今日図書館で釈迦来迎絵図など、仏教関係の本を見た。 私は仏教絵画が好きだ。曼荼羅なんかだと解り易いけど、 あの絵には、ある一定の方が決まっている。
これはタロットカードの絵柄やキリスト教絵画でも同じで、 要するに型が決まっているという訳。
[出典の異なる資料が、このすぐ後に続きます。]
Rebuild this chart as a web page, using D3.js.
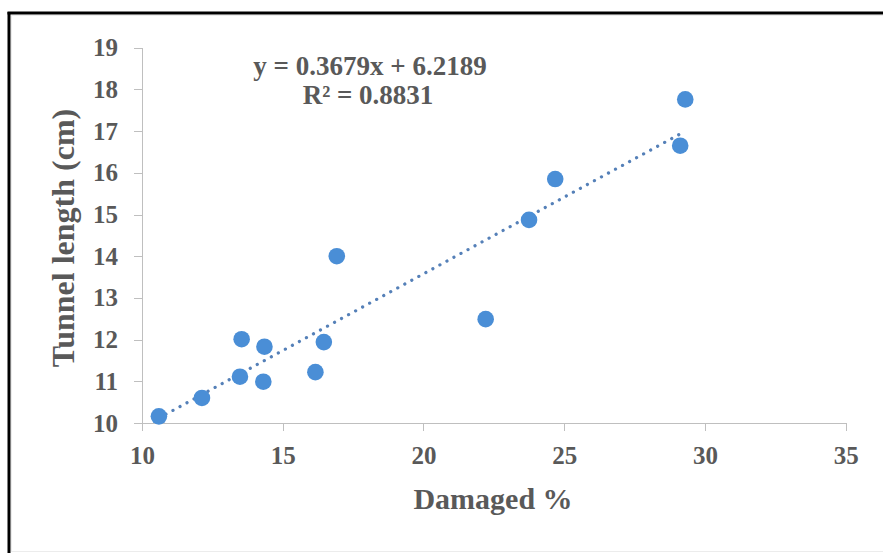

例えばある人を描く時、 この人だったら、この人を象徴する、物だったり、ポーズだったり、 向きだったりが決まっていて、どの絵であっても(あえて型破り をしているものは除くが)それが徹底されている。
…同じ題材を同じパターンで描いていく訳だけれど、だからこそ 描く人のセンスやら癖やら工夫やらが見れるので、それを考えながら 見ていると、とても楽しいのだ。
んで、今日はそういう画図を見ていて、その解説にあたる部分を 読んでいたら、そこにちらりと書かれていた文章に、少し魅せられた。
人は、何で神様の絵を描きたがるのか、という説明の中で、筆者は語る。 人は、「目に見えないもの」だけど、きっと存在すると思われるモノを 信じているのだそうだ。で、それを見たいから、絵に描いて、 見えないものを目に見える形で表現している、とのこと。
見えないものを見ようとする。その為に絵を描く。強く思い描く事。 これらはそのまま、人の夢をみる力に影響するんだそうだ。 なるほど、と思った。
現在の人達は、欲しい物や見たい物を、ちょっと苦労したり何かを使えば 簡単に見る事が出来てしまう。それも、他人の力でだ。誰かが 作った物。誰かが提示する物。既にそこにあるイメージを、簡単に、 手軽に拝見し、拝借する。そういう課程のなかで、私たちは夢を見る “力”や、心に思い描くものを失ってきているような気がする。
今、何をして良いのか解らない。何が欲しいのか解らない。 空っぽの心の飽和状態。外から何かを入れてこないと、いつでも 心は空っぽが溢れてきて、どんなにどんなに詰め込んでも、それらは時間と ともに流れていってしまうの。だから、多分淋しいんだ。
もっと強い夢が見れる世の中になると良いと思う。 そして私自身もそうした強い夢がもてると良いと思う。
私が必要としてる時は、必ず側に居て欲しい。 私が大丈夫な時は、自分の好きな事をしてて欲しい。
いつでも24時間、365日側に居てほしい訳ではない。 そんなうっとおしいのは、ちょっとゴメンだ。 それは、誰でもそう。
喉が渇いたときのミネラルウォーターみたいに、 必要な時に必要なだけ、愛をくれたら良いと思う。
私も、そんなふうにあの人に必要とされたい。
そうしてずっと、上手くやって行けると良いなぁと思う。